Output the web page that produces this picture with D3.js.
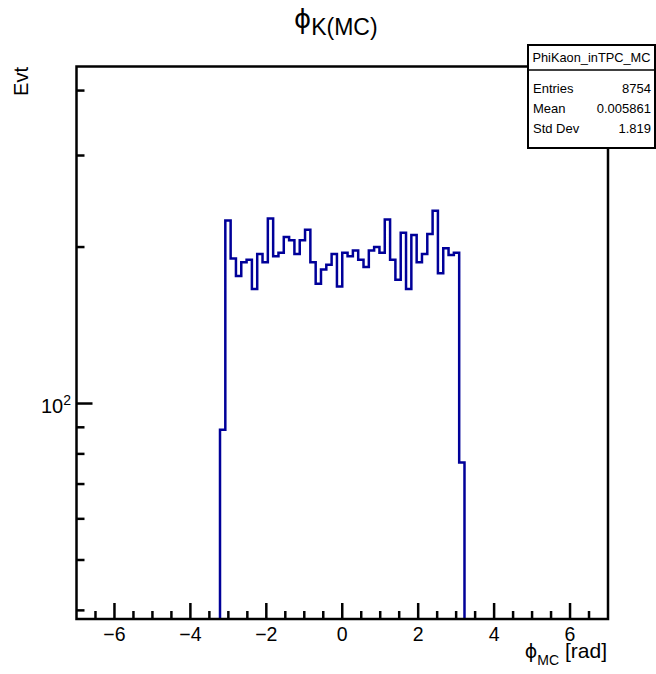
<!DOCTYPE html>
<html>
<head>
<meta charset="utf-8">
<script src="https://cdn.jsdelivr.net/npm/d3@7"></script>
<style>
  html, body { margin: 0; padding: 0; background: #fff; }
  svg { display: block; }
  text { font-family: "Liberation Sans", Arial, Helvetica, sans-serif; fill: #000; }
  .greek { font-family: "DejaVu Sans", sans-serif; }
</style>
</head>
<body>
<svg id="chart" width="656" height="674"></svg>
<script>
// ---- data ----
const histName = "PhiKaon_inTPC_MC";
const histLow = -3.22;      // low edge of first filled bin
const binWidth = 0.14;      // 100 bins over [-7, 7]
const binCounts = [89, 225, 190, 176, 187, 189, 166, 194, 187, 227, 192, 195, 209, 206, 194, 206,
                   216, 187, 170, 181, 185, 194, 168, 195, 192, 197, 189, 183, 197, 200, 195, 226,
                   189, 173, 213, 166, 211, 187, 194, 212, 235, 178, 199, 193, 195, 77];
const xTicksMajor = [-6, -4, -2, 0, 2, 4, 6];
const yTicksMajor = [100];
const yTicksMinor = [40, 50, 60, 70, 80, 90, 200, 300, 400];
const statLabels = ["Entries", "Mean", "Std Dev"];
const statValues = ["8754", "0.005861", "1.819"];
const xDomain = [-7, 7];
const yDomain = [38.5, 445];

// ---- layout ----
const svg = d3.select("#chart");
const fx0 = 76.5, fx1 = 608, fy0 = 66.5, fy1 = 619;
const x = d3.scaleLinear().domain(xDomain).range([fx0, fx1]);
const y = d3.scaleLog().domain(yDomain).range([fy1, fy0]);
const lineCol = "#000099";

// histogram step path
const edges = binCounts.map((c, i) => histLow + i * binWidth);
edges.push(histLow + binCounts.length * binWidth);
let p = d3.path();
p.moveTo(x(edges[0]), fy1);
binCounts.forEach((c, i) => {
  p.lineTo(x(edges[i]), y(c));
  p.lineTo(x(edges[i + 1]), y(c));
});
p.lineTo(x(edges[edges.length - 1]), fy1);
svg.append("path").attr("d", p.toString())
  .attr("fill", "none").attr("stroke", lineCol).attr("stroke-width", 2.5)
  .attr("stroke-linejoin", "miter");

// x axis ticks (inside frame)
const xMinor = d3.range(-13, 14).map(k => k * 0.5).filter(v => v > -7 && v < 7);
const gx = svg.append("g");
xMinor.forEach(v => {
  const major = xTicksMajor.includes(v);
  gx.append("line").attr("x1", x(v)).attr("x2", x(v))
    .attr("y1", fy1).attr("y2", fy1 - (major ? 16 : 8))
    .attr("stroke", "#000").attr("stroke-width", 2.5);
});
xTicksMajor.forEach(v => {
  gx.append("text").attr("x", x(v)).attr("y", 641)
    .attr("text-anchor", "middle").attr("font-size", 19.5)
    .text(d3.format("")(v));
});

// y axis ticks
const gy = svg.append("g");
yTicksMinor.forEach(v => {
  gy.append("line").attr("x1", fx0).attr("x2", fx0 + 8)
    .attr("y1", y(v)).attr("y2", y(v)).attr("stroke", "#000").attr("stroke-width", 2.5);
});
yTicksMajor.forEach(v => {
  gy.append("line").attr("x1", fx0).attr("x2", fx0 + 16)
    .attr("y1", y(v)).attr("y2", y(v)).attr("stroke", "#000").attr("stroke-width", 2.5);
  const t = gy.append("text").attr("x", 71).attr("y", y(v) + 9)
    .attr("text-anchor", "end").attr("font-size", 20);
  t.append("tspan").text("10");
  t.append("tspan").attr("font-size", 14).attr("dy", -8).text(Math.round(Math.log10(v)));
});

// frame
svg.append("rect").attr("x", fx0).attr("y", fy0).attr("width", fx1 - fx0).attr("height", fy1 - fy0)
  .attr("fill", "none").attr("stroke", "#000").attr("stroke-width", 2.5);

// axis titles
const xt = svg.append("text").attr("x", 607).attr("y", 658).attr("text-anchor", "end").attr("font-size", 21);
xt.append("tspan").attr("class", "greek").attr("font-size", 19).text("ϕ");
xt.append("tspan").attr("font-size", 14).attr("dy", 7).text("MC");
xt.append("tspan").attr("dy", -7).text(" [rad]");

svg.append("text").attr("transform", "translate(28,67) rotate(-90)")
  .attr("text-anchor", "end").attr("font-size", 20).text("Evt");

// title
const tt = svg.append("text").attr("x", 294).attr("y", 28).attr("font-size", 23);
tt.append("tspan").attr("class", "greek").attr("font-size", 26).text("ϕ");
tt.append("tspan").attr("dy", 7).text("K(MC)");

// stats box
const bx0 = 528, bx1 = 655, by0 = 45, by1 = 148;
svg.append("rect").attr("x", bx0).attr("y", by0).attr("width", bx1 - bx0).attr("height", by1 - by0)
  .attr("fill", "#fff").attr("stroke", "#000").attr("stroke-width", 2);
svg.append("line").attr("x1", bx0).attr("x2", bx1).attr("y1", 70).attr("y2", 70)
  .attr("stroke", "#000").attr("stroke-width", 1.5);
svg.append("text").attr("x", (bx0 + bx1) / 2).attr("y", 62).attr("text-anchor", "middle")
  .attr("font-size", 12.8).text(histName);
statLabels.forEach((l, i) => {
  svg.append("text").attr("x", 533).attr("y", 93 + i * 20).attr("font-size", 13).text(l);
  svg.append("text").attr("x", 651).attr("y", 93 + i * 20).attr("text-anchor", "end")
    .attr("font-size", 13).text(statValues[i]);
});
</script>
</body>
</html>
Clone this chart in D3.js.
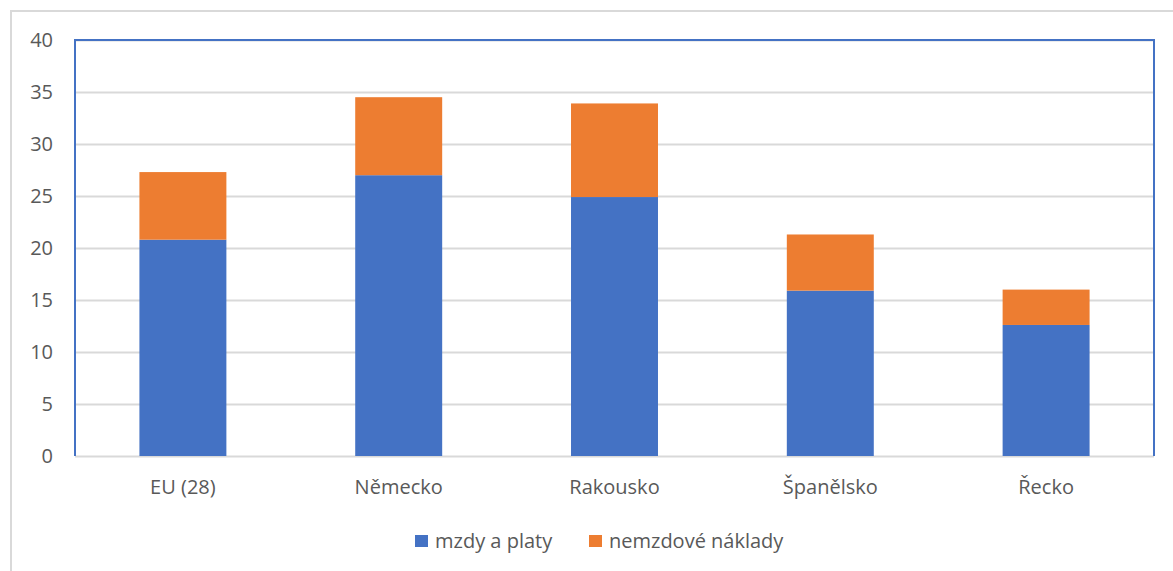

......

> Problem requirements: Drop the pictures and reproduce the rest of the entries above exactly.

> Task solution:
Output the web page that produces this picture with D3.js.
<!DOCTYPE html>
<html>
<head>
<meta charset="utf-8">
<script src="https://cdn.jsdelivr.net/npm/d3@7"></script>
<style>
  html, body { margin: 0; padding: 0; background: #fff; }
  svg { display: block; }
  text { font-family: "Liberation Sans", Arial, Helvetica, sans-serif; fill: #000; }
  .greek { font-family: "DejaVu Sans", sans-serif; }
</style>
</head>
<body>
<svg id="chart" width="656" height="674"></svg>
<script>
// ---- data ----
const histName = "PhiKaon_inTPC_MC";
const histLow = -3.22;      // low edge of first filled bin
const binWidth = 0.14;      // 100 bins over [-7, 7]
const binCounts = [89, 225, 190, 176, 187, 189, 166, 194, 187, 227, 192, 195, 209, 206, 194, 206,
                   216, 187, 170, 181, 185, 194, 168, 195, 192, 197, 189, 183, 197, 200, 195, 226,
                   189, 173, 213, 166, 211, 187, 194, 212, 235, 178, 199, 193, 195, 77];
const xTicksMajor = [-6, -4, -2, 0, 2, 4, 6];
const yTicksMajor = [100];
const yTicksMinor = [40, 50, 60, 70, 80, 90, 200, 300, 400];
const statLabels = ["Entries", "Mean", "Std Dev"];
const statValues = ["8754", "0.005861", "1.819"];
const xDomain = [-7, 7];
const yDomain = [38.5, 445];

// ---- layout ----
const svg = d3.select("#chart");
const fx0 = 76.5, fx1 = 608, fy0 = 66.5, fy1 = 619;
const x = d3.scaleLinear().domain(xDomain).range([fx0, fx1]);
const y = d3.scaleLog().domain(yDomain).range([fy1, fy0]);
const lineCol = "#000099";

// histogram step path
const edges = binCounts.map((c, i) => histLow + i * binWidth);
edges.push(histLow + binCounts.length * binWidth);
let p = d3.path();
p.moveTo(x(edges[0]), fy1);
binCounts.forEach((c, i) => {
  p.lineTo(x(edges[i]), y(c));
  p.lineTo(x(edges[i + 1]), y(c));
});
p.lineTo(x(edges[edges.length - 1]), fy1);
svg.append("path").attr("d", p.toString())
  .attr("fill", "none").attr("stroke", lineCol).attr("stroke-width", 2.5)
  .attr("stroke-linejoin", "miter");

// x axis ticks (inside frame)
const xMinor = d3.range(-13, 14).map(k => k * 0.5).filter(v => v > -7 && v < 7);
const gx = svg.append("g");
xMinor.forEach(v => {
  const major = xTicksMajor.includes(v);
  gx.append("line").attr("x1", x(v)).attr("x2", x(v))
    .attr("y1", fy1).attr("y2", fy1 - (major ? 16 : 8))
    .attr("stroke", "#000").attr("stroke-width", 2.5);
});
xTicksMajor.forEach(v => {
  gx.append("text").attr("x", x(v)).attr("y", 641)
    .attr("text-anchor", "middle").attr("font-size", 19.5)
    .text(d3.format("")(v));
});

// y axis ticks
const gy = svg.append("g");
yTicksMinor.forEach(v => {
  gy.append("line").attr("x1", fx0).attr("x2", fx0 + 8)
    .attr("y1", y(v)).attr("y2", y(v)).attr("stroke", "#000").attr("stroke-width", 2.5);
});
yTicksMajor.forEach(v => {
  gy.append("line").attr("x1", fx0).attr("x2", fx0 + 16)
    .attr("y1", y(v)).attr("y2", y(v)).attr("stroke", "#000").attr("stroke-width", 2.5);
  const t = gy.append("text").attr("x", 71).attr("y", y(v) + 9)
    .attr("text-anchor", "end").attr("font-size", 20);
  t.append("tspan").text("10");
  t.append("tspan").attr("font-size", 14).attr("dy", -8).text(Math.round(Math.log10(v)));
});

// frame
svg.append("rect").attr("x", fx0).attr("y", fy0).attr("width", fx1 - fx0).attr("height", fy1 - fy0)
  .attr("fill", "none").attr("stroke", "#000").attr("stroke-width", 2.5);

// axis titles
const xt = svg.append("text").attr("x", 607).attr("y", 658).attr("text-anchor", "end").attr("font-size", 21);
xt.append("tspan").attr("class", "greek").attr("font-size", 19).text("ϕ");
xt.append("tspan").attr("font-size", 14).attr("dy", 7).text("MC");
xt.append("tspan").attr("dy", -7).text(" [rad]");

svg.append("text").attr("transform", "translate(28,67) rotate(-90)")
  .attr("text-anchor", "end").attr("font-size", 20).text("Evt");

// title
const tt = svg.append("text").attr("x", 294).attr("y", 28).attr("font-size", 23);
tt.append("tspan").attr("class", "greek").attr("font-size", 26).text("ϕ");
tt.append("tspan").attr("dy", 7).text("K(MC)");

// stats box
const bx0 = 528, bx1 = 655, by0 = 45, by1 = 148;
svg.append("rect").attr("x", bx0).attr("y", by0).attr("width", bx1 - bx0).attr("height", by1 - by0)
  .attr("fill", "#fff").attr("stroke", "#000").attr("stroke-width", 2);
svg.append("line").attr("x1", bx0).attr("x2", bx1).attr("y1", 70).attr("y2", 70)
  .attr("stroke", "#000").attr("stroke-width", 1.5);
svg.append("text").attr("x", (bx0 + bx1) / 2).attr("y", 62).attr("text-anchor", "middle")
  .attr("font-size", 12.8).text(histName);
statLabels.forEach((l, i) => {
  svg.append("text").attr("x", 533).attr("y", 93 + i * 20).attr("font-size", 13).text(l);
  svg.append("text").attr("x", 651).attr("y", 93 + i * 20).attr("text-anchor", "end")
    .attr("font-size", 13).text(statValues[i]);
});
</script>
</body>
</html>
Clone this chart in D3.js.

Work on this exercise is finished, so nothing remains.